= Little Egypt, Texas =

Community in Texas, US

Little Egypt was an African-American community in Texas which was founded after the Civil War and continued until the sale of the land in 1962. The roughly thirty-five acre neighborhood was located within Dallas city limits, north of Northwest Highway. Large homes and the Northlake Shopping Center currently occupy the site. Professors Clive Siegle and Tim Sullivan of Richland College led a project to discover what happened to the families after they left Little Egypt. Some of the original settlers were tracked to an neglected and vandalized cemetery in the area. The project also included an archeological survey of the only lot that had not been built over since the two houses that once there were bulldozed away. Siegle has found a few artifacts on the site.

== History ==
The land was originally deeded to newly freed slaves after the end of the Civil War. Jeff and Hanna Hill, the former slaves receiving the land, were released from chattel slavery when the Emancipation Proclamation was read out in Galveston on June 19, 1865. The community's name alludes to the Biblical story of the Exodus of Jews from Egypt where they had been slaves. The Little Egypt Baptist Church was built in 1870. The community's single school taught all grade levels. From early on, people in the community farmed as sharecroppers or worked on nearby plantations. The McCree Cemetery served the residents of Little Egypt.

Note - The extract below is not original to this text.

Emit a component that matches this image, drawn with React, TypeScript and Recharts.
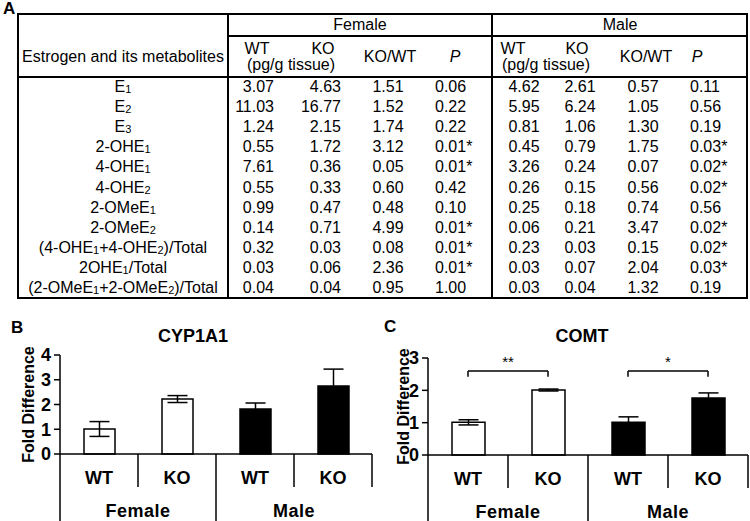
import React from 'react';
import { BarChart, Bar, XAxis, YAxis, ErrorBar, Cell, ReferenceLine } from 'recharts';

// ---------- Table data (panel A) ----------
const metaboliteLabels = ['E_1', 'E_2', 'E_3', '2-OHE_1', '4-OHE_1', '4-OHE_2', '2-OMeE_1', '2-OMeE_2', '(4-OHE_1+4-OHE_2)/Total', '2OHE_1/Total', '(2-OMeE_1+2-OMeE_2)/Total'];
const femaleWT = ['3.07', '11.03', '1.24', '0.55', '7.61', '0.55', '0.99', '0.14', '0.32', '0.03', '0.04'];
const femaleKO = ['4.63', '16.77', '2.15', '1.72', '0.36', '0.33', '0.47', '0.71', '0.03', '0.06', '0.04'];
const femaleRatio = ['1.51', '1.52', '1.74', '3.12', '0.05', '0.60', '0.48', '4.99', '0.08', '2.36', '0.95'];
const femaleP = ['0.06', '0.22', '0.22', '0.01*', '0.01*', '0.42', '0.10', '0.01*', '0.01*', '0.01*', '1.00'];
const maleWT = ['4.62', '5.95', '0.81', '0.45', '3.26', '0.26', '0.25', '0.06', '0.23', '0.03', '0.03'];
const maleKO = ['2.61', '6.24', '1.06', '0.79', '0.24', '0.15', '0.18', '0.21', '0.03', '0.07', '0.04'];
const maleRatio = ['0.57', '1.05', '1.30', '1.75', '0.07', '0.56', '0.74', '3.47', '0.15', '2.04', '1.32'];
const maleP = ['0.11', '0.56', '0.19', '0.03*', '0.02*', '0.02*', '0.56', '0.02*', '0.02*', '0.03*', '0.19'];

// ---------- Bar chart data (panels B, C) ----------
const barKeys = ['F-WT', 'F-KO', 'M-WT', 'M-KO'];
const groupLabels = ['WT', 'KO', 'WT', 'KO'];
const sexLabels = ['Female', 'Female', 'Male', 'Male'];
const barFills = ['#ffffff', '#ffffff', '#000000', '#000000'];
const cypMean = [1.01, 2.22, 1.82, 2.75];
const cypErr = [0.3, 0.14, 0.24, 0.68];
const comtMean = [1.01, 2.01, 1.01, 1.76];
const comtErr = [0.08, 0.03, 0.17, 0.16];
const cypTicks = [0, 1, 2, 3, 4];
const comtTicks = [0, 1, 2, 3];
const comtBrackets = [
  { from: 'F-WT', to: 'F-KO', y: 2.6, drop: 2.42, label: '**' },
  { from: 'M-WT', to: 'M-KO', y: 2.6, drop: 2.42, label: '*' },
];

const cypData = barKeys.map((k, i) => ({ key: k, value: cypMean[i], err: cypErr[i] }));
const comtData = barKeys.map((k, i) => ({ key: k, value: comtMean[i], err: comtErr[i] }));

const FONT = '"Liberation Sans", Arial, Helvetica, sans-serif';

function renderSub(s: string) {
  const parts = s.split(/_(\d)/);
  return parts.map((p, i) =>
    i % 2 === 1 ? (
      <span key={i} style={{ fontSize: 11, verticalAlign: '-1px' }}>{p}</span>
    ) : (
      <React.Fragment key={i}>{p}</React.Fragment>
    )
  );
}

const cols = [
  { vals: femaleWT, left: 224, width: 50, align: 'right' },
  { vals: femaleKO, left: 290, width: 51, align: 'right' },
  { vals: femaleRatio, left: 360, width: 56, align: 'center' },
  { vals: femaleP, left: 435, width: 52, align: 'left' },
  { vals: maleWT, left: 494, width: 60, align: 'center' },
  { vals: maleKO, left: 550, width: 60, align: 'center' },
  { vals: maleRatio, left: 613, width: 60, align: 'center' },
  { vals: maleP, left: 690, width: 52, align: 'left' },
];

const ROW_TOP = 77;
const ROW_H = 20.1;

function T({ x, y, w, h = 20, align = 'center', children, style }: any) {
  return (
    <div
      style={{
        position: 'absolute',
        left: x,
        top: y - h / 2,
        width: w,
        height: h,
        lineHeight: h + 'px',
        textAlign: align,
        fontSize: 16,
        whiteSpace: 'nowrap',
        ...style,
      }}
    >
      {children}
    </div>
  );
}

function Table() {
  const line = (l: number, t: number, w: number, h: number) => (
    <div style={{ position: 'absolute', left: l, top: t, width: w, height: h, background: '#000' }} />
  );
  return (
    <>
      <div style={{ position: 'absolute', left: 17, top: 13, width: 731, height: 286, border: '2px solid #000', boxSizing: 'border-box' }} />
      {line(227, 13, 2, 286)}
      {line(491, 13, 2, 286)}
      {line(228, 35, 520, 1.5)}
      {line(17, 76, 731, 2)}
      <T x={228} y={25} w={264}>Female</T>
      <T x={492} y={25} w={256}>Male</T>
      <T x={18} y={57} w={210}>Estrogen and its metabolites</T>
      <T x={237} y={49} h={14} w={40}>WT</T>
      <T x={303} y={49} h={14} w={40}>KO</T>
      <T x={241} y={64} h={15} w={100}>(pg/g tissue)</T>
      <T x={360} y={57} w={60}>KO/WT</T>
      <T x={435} y={57} w={40} style={{ fontStyle: 'italic' }}>P</T>
      <T x={493} y={49} h={14} w={40}>WT</T>
      <T x={557} y={49} h={14} w={40}>KO</T>
      <T x={496} y={64} h={15} w={100}>(pg/g tissue)</T>
      <T x={616} y={57} w={60}>KO/WT</T>
      <T x={677} y={57} w={40} style={{ fontStyle: 'italic' }}>P</T>
      {metaboliteLabels.map((lab, i) => (
        <T key={'l' + i} x={18} y={ROW_TOP + ROW_H * (i + 0.5)} w={210}>{renderSub(lab)}</T>
      ))}
      {cols.map((c, ci) =>
        c.vals.map((v, i) => (
          <T key={ci + '-' + i} x={c.left} y={ROW_TOP + ROW_H * (i + 0.5)} w={c.width} align={c.align}>{v}</T>
        ))
      )}
    </>
  );
}

function makeTick(axisH: number) {
  return (props: any) => {
    const { x, y, payload, index } = props;
    const half = payload && payload.offset != null ? payload.offset : 0;
    const left = x - half;
    const isGroupStart = index % 2 === 0;
    return (
      <g>
        <line x1={left} y1={y} x2={left} y2={isGroupStart ? y + axisH : y + 33} stroke="#000" strokeWidth={1.5} />
        {index === 3 && <line x1={x + half} y1={y} x2={x + half} y2={y + 33} stroke="#000" strokeWidth={1.5} />}
        <text x={x} y={y + 30} textAnchor="middle" fontSize={18} fontWeight="bold" fill="#000" fontFamily={FONT}>
          {groupLabels[index]}
        </text>
        {isGroupStart && (
          <text x={x + half} y={y + 63} textAnchor="middle" fontSize={18} fontWeight="bold" fill="#000" fontFamily={FONT} letterSpacing={0.5}>
            {sexLabels[index]}
          </text>
        )}
      </g>
    );
  };
}

const yLabel = (props: any) => {
  const vb = props.viewBox || { x: 0, y: 0, width: 0, height: 0 };
  const cx = vb.x + 28;
  const cy = vb.y + vb.height / 2;
  return (
    <text x={cx} y={cy} transform={`rotate(-90, ${cx}, ${cy})`} textAnchor="middle" dominantBaseline="central" fontSize={16} fontWeight="bold" fill="#000" fontFamily={FONT}>
      Fold Difference
    </text>
  );
};

const tickStyle = { fontSize: 18, fontWeight: 'bold', fill: '#000', fontFamily: FONT };

function CypChart() {
  return (
    <BarChart width={380} height={181} data={cypData} margin={{ top: 15, right: 8, bottom: 0, left: 0 }} barSize={31}>
      <XAxis dataKey="key" height={67} interval={0} tickSize={0} tickMargin={0} tickLine={false} axisLine={{ stroke: '#000', strokeWidth: 1.5 }} tick={makeTick(67)} />
      <YAxis width={60} domain={[0, 4]} ticks={cypTicks} interval={0} tickSize={6} tickMargin={3} tick={tickStyle} tickLine={{ stroke: '#000', strokeWidth: 1.5 }} axisLine={{ stroke: '#000', strokeWidth: 1.5 }} label={{ content: yLabel }} />
      <Bar dataKey="value" isAnimationActive={false} stroke="#000" strokeWidth={1.5}>
        {cypData.map((d, i) => (
          <Cell key={d.key} fill={barFills[i]} />
        ))}
        <ErrorBar dataKey="err" width={10} stroke="#000" strokeWidth={1.5} direction="y" />
      </Bar>
    </BarChart>
  );
}

function ComtChart() {
  return (
    <BarChart width={375} height={181} data={comtData} margin={{ top: 18, right: 2, bottom: 0, left: 0 }} barSize={33}>
      <XAxis dataKey="key" height={66} interval={0} tickSize={0} tickMargin={0} tickLine={false} axisLine={{ stroke: '#000', strokeWidth: 1.5 }} tick={makeTick(66)} />
      <YAxis width={53} domain={[0, 3]} ticks={comtTicks} interval={0} tickSize={6} tickMargin={3} tick={tickStyle} tickLine={{ stroke: '#000', strokeWidth: 1.5 }} axisLine={{ stroke: '#000', strokeWidth: 1.5 }} label={{ content: yLabel }} />
      <Bar dataKey="value" isAnimationActive={false} stroke="#000" strokeWidth={1.5}>
        {comtData.map((d, i) => (
          <Cell key={d.key} fill={barFills[i]} />
        ))}
        <ErrorBar dataKey="err" width={10} stroke="#000" strokeWidth={1.5} direction="y" />
      </Bar>
      {comtBrackets.map((b) => (
        <ReferenceLine
          key={b.from + 'h'}
          segment={[{ x: b.from, y: b.y }, { x: b.to, y: b.y }]}
          stroke="#000"
          strokeWidth={1.5}
          ifOverflow="visible"
          label={{ value: b.label, position: 'top', offset: 4, fontSize: 15, fill: '#000', fontFamily: FONT }}
        />
      ))}
      {comtBrackets.map((b) => (
        <ReferenceLine key={b.from + 'l'} segment={[{ x: b.from, y: b.y }, { x: b.from, y: b.drop }]} stroke="#000" strokeWidth={1.5} ifOverflow="visible" />
      ))}
      {comtBrackets.map((b) => (
        <ReferenceLine key={b.from + 'r'} segment={[{ x: b.to, y: b.y }, { x: b.to, y: b.drop }]} stroke="#000" strokeWidth={1.5} ifOverflow="visible" />
      ))}
    </BarChart>
  );
}

const panelLabel = { position: 'absolute' as const, fontSize: 17, fontWeight: 'bold' as const, lineHeight: '18px' };

export default function App() {
  return (
    <div style={{ position: 'absolute', left: 0, top: 0, width: 750, height: 521, background: '#fff', fontFamily: FONT, color: '#000', overflow: 'hidden' }}>
      <div style={{ ...panelLabel, left: 3, top: 0 }}>A</div>
      <Table />
      <div style={{ ...panelLabel, left: 11, top: 319 }}>B</div>
      <div style={{ ...panelLabel, left: 384, top: 318 }}>C</div>
      <div style={{ position: 'absolute', left: 143, top: 326, width: 100, textAlign: 'center', fontSize: 18, fontWeight: 'bold', lineHeight: '20px' }}>CYP1A1</div>
      <div style={{ position: 'absolute', left: 532, top: 326, width: 100, textAlign: 'center', fontSize: 18, fontWeight: 'bold', lineHeight: '20px' }}>COMT</div>
      <div style={{ position: 'absolute', left: 0, top: 340 }}>
        <CypChart />
      </div>
      <div style={{ position: 'absolute', left: 375, top: 340 }}>
        <ComtChart />
      </div>
    </div>
  );
}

As time went on and other neighborhoods got services like municipal or county services like running water, waste disposal systems, gas lines, paved roads and electricity, Little Egypt only got electricity. Rain could make the roads impassible, even though residents hauled discarded rocks in the attempt combat the mud. The church had no central heating or restrooms. Eventually, a wealthy white neighborhood surrounded Little Egypt and in November 1961, Little Egypt was rezoned for retail use.

In 1962, a consortium that wanted to build a shopping center on the land paid residents cash for their ramshackle homes. The group also paid for the residents' moving costs. Sarah Robinson, a trustee of the Little Egypt Baptist Church, advised residents to sell their homes in order to get a better deal than if they held on until they were forced out. The real estate deal took a year to finalize. All 200 residents moved away in a single day in 1962. Because race-based housing discrimination was still legal and barred them from moving to white neighborhoods, residents either moved to the nearby Cedar Crest neighborhood in Dallas, to Oak Cliff or into Rockwall County. Many residents apparently left eagerly because they were able to purchase modern homes with the money given them by the development group.